In response to the war, Israel’s ministry of finance revised its 2025 growth forecast downward from an earlier 3.6% estimate to 3.1%, highlighting the pervasive impact of regional instability. Analysts warn that unless the security situation improves, growth projections could be revised down further.
Investor confidence, already fragile due to Israel’s political turbulence and ongoing war with Palestinians, has taken another hit. The uncertainty created by Iranian and Yemeni missile attacks has raised the risk premium associated with Israeli assets, potentially triggering further capital flight.
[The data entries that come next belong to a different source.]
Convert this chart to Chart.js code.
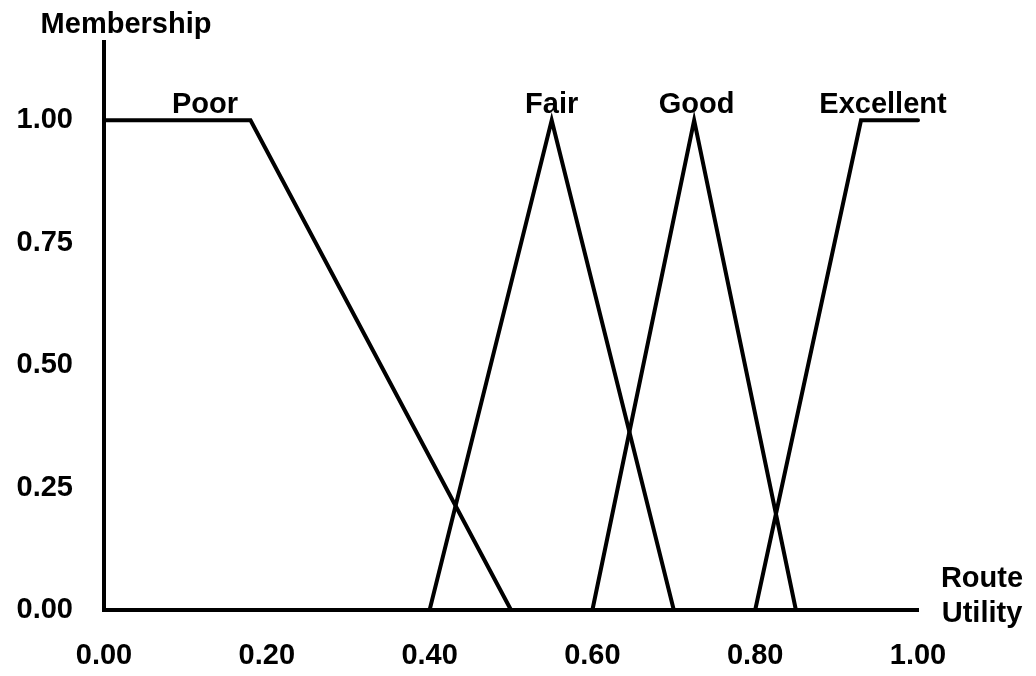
<!DOCTYPE html>
<html>
<head>
<meta charset="utf-8">
<script src="https://cdn.jsdelivr.net/npm/chart.js@4/dist/chart.umd.min.js"></script>
<style>
  body { margin: 0; background: #fff; }
  canvas { display: block; }
</style>
</head>
<body>
<canvas id="myChart" width="1036" height="676"></canvas>
<script>
// membership functions (route utility -> membership)
var poorX = [0, 0.18, 0.5];
var poorY = [1, 1, 0];
var fairX = [0.4, 0.55, 0.7];
var fairY = [0, 1, 0];
var goodX = [0.6, 0.725, 0.85];
var goodY = [0, 1, 0];
var excellentX = [0.8, 0.93, 1.0];
var excellentY = [0, 1, 1];

// set names and where their labels sit on the x axis
var setNames = ["Poor", "Fair", "Good", "Excellent"];
var setLabelX = [0.124, 0.55, 0.728, 0.957];

// tick labels
var xTicks = [0, 0.2, 0.4, 0.6, 0.8, 1.0];
var yTicks = [0, 0.25, 0.5, 0.75, 1.0];

var FONT = "'Liberation Sans', Arial, sans-serif";
var FONT_SIZE = 29;

function toPoints(xs, ys) {
    var pts = [];
    for (var i = 0; i < xs.length; i++) {
        pts.push({x: xs[i], y: ys[i]});
    }
    return pts;
}

function lineSet(xs, ys) {
    return {
        data: toPoints(xs, ys),
        showLine: true,
        borderColor: '#000',
        borderWidth: 4,
        borderJoinStyle: 'miter',
        borderCapStyle: 'round',
        pointRadius: 0,
        tension: 0,
        clip: false
    };
}

// draws the axis titles and set names
var textPlugin = {
    id: 'textPlugin',
    afterDraw: function(chart) {
        var ctx = chart.ctx;
        var xs = chart.scales.x;
        var ys = chart.scales.y;
        ctx.save();
        ctx.fillStyle = '#000';
        ctx.font = 'bold ' + FONT_SIZE + 'px ' + FONT;
        ctx.textAlign = 'center';
        ctx.textBaseline = 'alphabetic';
        ctx.fillText('Membership', 126, 33);
        ctx.fillText('Route', 982, 587);
        ctx.fillText('Utility', 982, 622);
        for (var i = 0; i < setNames.length; i++) {
            ctx.fillText(setNames[i], xs.getPixelForValue(setLabelX[i]), ys.getPixelForValue(1) - 7);
        }
        ctx.restore();
    }
};

window.addEventListener("DOMContentLoaded", function(event) {
    Chart.defaults.color = '#000';
    var ctx = document.getElementById('myChart');
    var myChart = new Chart(ctx, {
        type: 'scatter',
        data: {
            datasets: [
                lineSet(poorX, poorY),
                lineSet(fairX, fairY),
                lineSet(goodX, goodY),
                lineSet(excellentX, excellentY)
            ]
        },
        options: {
            responsive: false,
            animation: false,
            layout: {
                padding: {left: 0, right: 118, top: 42, bottom: 0}
            },
            plugins: {
                legend: {display: false},
                tooltip: {enabled: false}
            },
            scales: {
                x: {
                    type: 'linear',
                    min: 0,
                    max: 1,
                    grid: {display: false},
                    border: {display: true, color: '#000', width: 4},
                    afterBuildTicks: function(axis) {
                        axis.ticks = xTicks.map(function(v) { return {value: v}; });
                    },
                    afterFit: function(axis) {
                        axis.height = 66;
                        axis.paddingLeft = 0;
                        axis.paddingRight = 0;
                    },
                    ticks: {
                        padding: 21,
                        maxRotation: 0,
                        font: {family: FONT, size: FONT_SIZE, weight: 'bold'},
                        callback: function(v) { return Number(v).toFixed(2); }
                    }
                },
                y: {
                    type: 'linear',
                    min: 0,
                    max: 1.16,
                    grid: {display: false},
                    border: {display: true, color: '#000', width: 4},
                    afterBuildTicks: function(axis) {
                        axis.ticks = yTicks.map(function(v) { return {value: v}; });
                    },
                    afterFit: function(axis) {
                        axis.width = 104;
                        axis.paddingTop = 0;
                        axis.paddingBottom = 0;
                    },
                    ticks: {
                        padding: 23,
                        font: {family: FONT, size: FONT_SIZE, weight: 'bold'},
                        callback: function(v) { return Number(v).toFixed(2); }
                    }
                }
            }
        },
        plugins: [textPlugin]
    });
});
</script>
</body>
</html>
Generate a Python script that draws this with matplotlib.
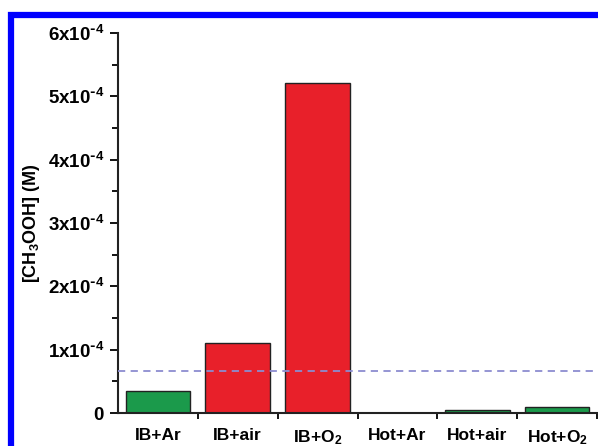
import matplotlib
matplotlib.use("Agg")
import matplotlib.pyplot as plt
from matplotlib.lines import Line2D
import numpy as np

categories = ["IB+Ar", "IB+air", "IB+O$_2$", "Hot+Ar", "Hot+air", "Hot+O$_2$"]
values = [0.35e-4, 1.10e-4, 5.21e-4, 0.0, 0.05e-4, 0.10e-4]
bar_colors = ["#1b9a4b", "#e8202a", "#e8202a", "#1b9a4b", "#1b9a4b", "#1b9a4b"]
threshold = 0.67e-4
ytick_vals = [0, 1e-4, 2e-4, 3e-4, 4e-4, 5e-4, 6e-4]
ytick_labels = ["0", r"1x10$^{\text{-}4}$", r"2x10$^{\text{-}4}$", r"3x10$^{\text{-}4}$",
                r"4x10$^{\text{-}4}$", r"5x10$^{\text{-}4}$", r"6x10$^{\text{-}4}$"]

plt.rcParams['font.family'] = ['Liberation Sans', 'DejaVu Sans']
plt.rcParams['mathtext.default'] = 'regular'
plt.rcParams['font.weight'] = 'bold'

fig = plt.figure(figsize=(5.98, 4.46), dpi=100)
ax = fig.add_axes([118/598, 1 - 413/446, (597 - 118)/598, (413 - 33)/446])

x = np.arange(len(categories))
ax.bar(x, values, width=0.81, color=bar_colors, edgecolor="#222222", linewidth=1.0, zorder=2)
ax.axhline(threshold, color="#8c8cd0", linestyle=(0, (4, 3)), linewidth=1.3, zorder=3)

ax.set_xlim(-0.5, len(categories) - 0.5)
ax.set_ylim(0, 6e-4)

ax.set_yticks(ytick_vals)
ax.set_yticklabels(ytick_labels, fontsize=13.5, fontweight='bold')
ax.set_yticks(np.arange(0.5e-4, 6e-4, 1e-4), minor=True)

ax.set_xticks(np.arange(0.5, len(categories) - 0.5 + 0.01, 1.0))
ax.set_xticklabels([])
ax.set_xticks(x, minor=True)
ax.set_xticklabels(categories, minor=True, fontsize=12.5, fontweight='bold')
ax.tick_params(axis='x', which='minor', length=0, pad=11)
ax.tick_params(axis='x', which='major', length=4, width=1.3, direction='out')
ax.tick_params(axis='y', which='major', length=6, width=1.3, direction='out', pad=4)
ax.tick_params(axis='y', which='minor', length=4, width=1.3, direction='out')

for s in ['top', 'right']:
    ax.spines[s].set_visible(False)
for s in ['left', 'bottom']:
    ax.spines[s].set_linewidth(1.5)
    ax.spines[s].set_color("#222222")

ax.set_ylabel("[CH$_3$OOH] (M)", fontsize=13, fontweight='bold', labelpad=4)

# blue frame
fig.add_artist(Line2D([11/598, 11/598, 1.01], [-0.01, 1 - 14.5/446, 1 - 14.5/446],
                      transform=fig.transFigure, color="#0000ff", linewidth=4.5,
                      solid_joinstyle='miter'))

fig.savefig("out.png", dpi=100)
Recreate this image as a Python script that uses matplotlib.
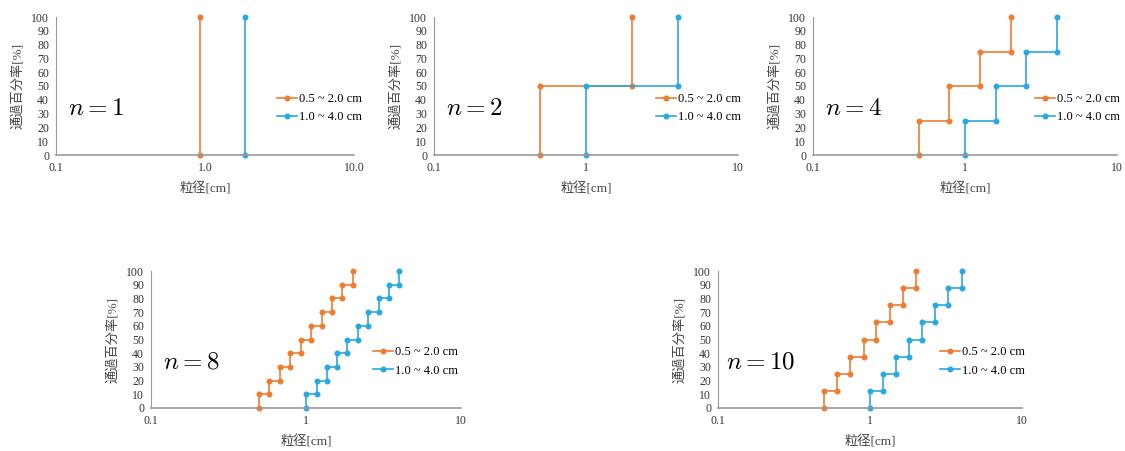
import numpy as np
import matplotlib
matplotlib.use('Agg')
import matplotlib.pyplot as plt

plt.rcParams['font.family'] = ['Liberation Serif', 'Noto Sans CJK JP']
plt.rcParams['mathtext.fontset'] = 'cm'

# 各パネルの分割数
n_labels = ['1', '2', '4', '8', '10']

# 粒径[cm]（階段の縦線の位置）
orange_x = [
    [0.93],
    [0.5, 2.0],
    [0.5, 0.79, 1.26, 2.0],
    [0.5, 0.58, 0.68, 0.79, 0.93, 1.08, 1.26, 1.47, 1.71, 2.0],
    [0.5, 0.61, 0.74, 0.91, 1.10, 1.35, 1.64, 2.0],
]
blue_x = [
    [1.86],
    [1.0, 4.0],
    [1.0, 1.59, 2.52, 4.0],
    [1.0, 1.17, 1.36, 1.59, 1.85, 2.16, 2.52, 2.94, 3.43, 4.0],
    [1.0, 1.22, 1.49, 1.81, 2.21, 2.69, 3.28, 4.0],
]
# 通過百分率[%]（各段の高さ）
levels = [
    [0, 100],
    [0, 50, 100],
    [0, 25, 50, 75, 100],
    [0, 10, 20, 30, 40, 50, 60, 70, 80, 90, 100],
    [0, 12.5, 25, 37.5, 50, 62.5, 75, 87.5, 100],
]
series_names = ['0.5 ~ 2.0 cm', '1.0 ~ 4.0 cm']
xtick_labels = [['0.1', '1.0', '10.0'], ['0.1', '1', '10'], ['0.1', '1', '10'],
                ['0.1', '1', '10'], ['0.1', '1', '10']]

c_orange = '#EE7D31'
c_blue = '#2AA8E0'
grey = '#999999'

W, H = 1125, 451
# パネル位置 [left, top, right, bottom] (px)
boxes = [(56, 17, 354, 155), (434, 17, 738, 155), (813, 17, 1117, 155),
         (151, 271, 461, 408), (718, 271, 1022, 408)]
leg_x = [0.74, 0.73, 0.73, 0.715, 0.73]
n_x = [0.04, 0.04, 0.04, 0.04, 0.025]


def steps(xs, ys):
    px, py = [], []
    for i, x in enumerate(xs):
        px += [x, x]
        py += [ys[i], ys[i + 1]]
    return px, py


fig = plt.figure(figsize=(W / 100, H / 100), dpi=100)

for k in range(5):
    l, t, r, b = boxes[k]
    ax = fig.add_axes([l / W, 1 - b / H, (r - l) / W, (b - t) / H])
    for xs, col, name in [(orange_x[k], c_orange, series_names[0]),
                          (blue_x[k], c_blue, series_names[1])]:
        px, py = steps(xs, levels[k])
        ax.plot(px, py, color=col, lw=1.2, marker='o', ms=3.3, label=name,
                clip_on=False)

    ax.set_xscale('log')
    ax.set_xlim(0.1, 10)
    ax.set_ylim(0, 100)
    ax.set_xticks([0.1, 1, 10])
    ax.set_xticklabels(xtick_labels[k])
    ax.xaxis.set_minor_locator(matplotlib.ticker.NullLocator())
    ax.set_yticks(np.arange(0, 101, 10))
    ax.tick_params(length=0, labelsize=8.5, colors='#333333', pad=5)
    for s in ['top', 'right']:
        ax.spines[s].set_visible(False)
    ax.spines['left'].set_color(grey)
    ax.spines['left'].set_linewidth(0.8)
    ax.spines['bottom'].set_color(grey)
    ax.spines['bottom'].set_linewidth(1.2)
    ax.set_xlabel('粒径[cm]', fontsize=9.5, color='#444444', labelpad=6,
                  family=['Liberation Serif', 'Noto Sans CJK JP'])
    ax.set_ylabel('通過百分率[%]', fontsize=9.5, color='#444444', labelpad=5,
                  family=['Liberation Serif', 'Noto Sans CJK JP'])
    ax.text(n_x[k], 0.33, '$n = %s$' % n_labels[k], transform=ax.transAxes,
            fontsize=18, va='center', ha='left')
    ax.legend(loc='center left', bbox_to_anchor=(leg_x[k], 0.34), frameon=False,
              fontsize=9, handlelength=1.6, handletextpad=0.2, labelspacing=0.5,
              borderaxespad=0, borderpad=0)

fig.savefig('out.png', dpi=100, facecolor='white')
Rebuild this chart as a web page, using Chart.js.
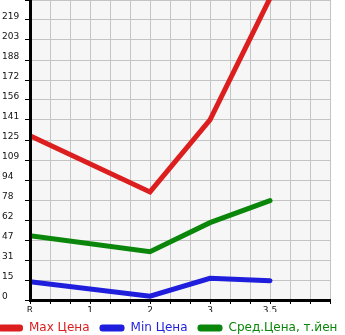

The United States remains Israel’s financial backstop, providing $3.8 billion annually in military aid under a decade-long memorandum of understanding signed in 2016, as well as significant loan guarantees. Additional emergency supplemental appropriations passed by the U.S. Congress in 2024—totaling $26.4 billion—have helped cushion Israel’s military budget and, by extension, its economy.
Yet, even this unprecedented financial support has limits. The structural damage to infrastructure and the human toll of war weigh heavily on the economy’s capacity to rebound. Continued military escalation risks overwhelming fiscal buffers, particularly as domestic unrest and international divestment campaigns gather momentum.
Israel’s economic woes are symptomatic of a broader regional fragmentation. The escalating missile campaigns from Iran and resistance
movements reflect a shift toward asymmetrical warfare amplify economic vulnerability of the occupying regime.
The sustained economic and security challenges underscore a critical juncture. Israel faces the twin risks of economic stagnation and deeper social fracturing unless a path to de-escalation emerges. Meanwhile, regional actors are leveraging missile attacks as strategic tools to inflict economic damage, signaling a new era of hybrid warfare with profound implications for Israel - the odd man of West Asia.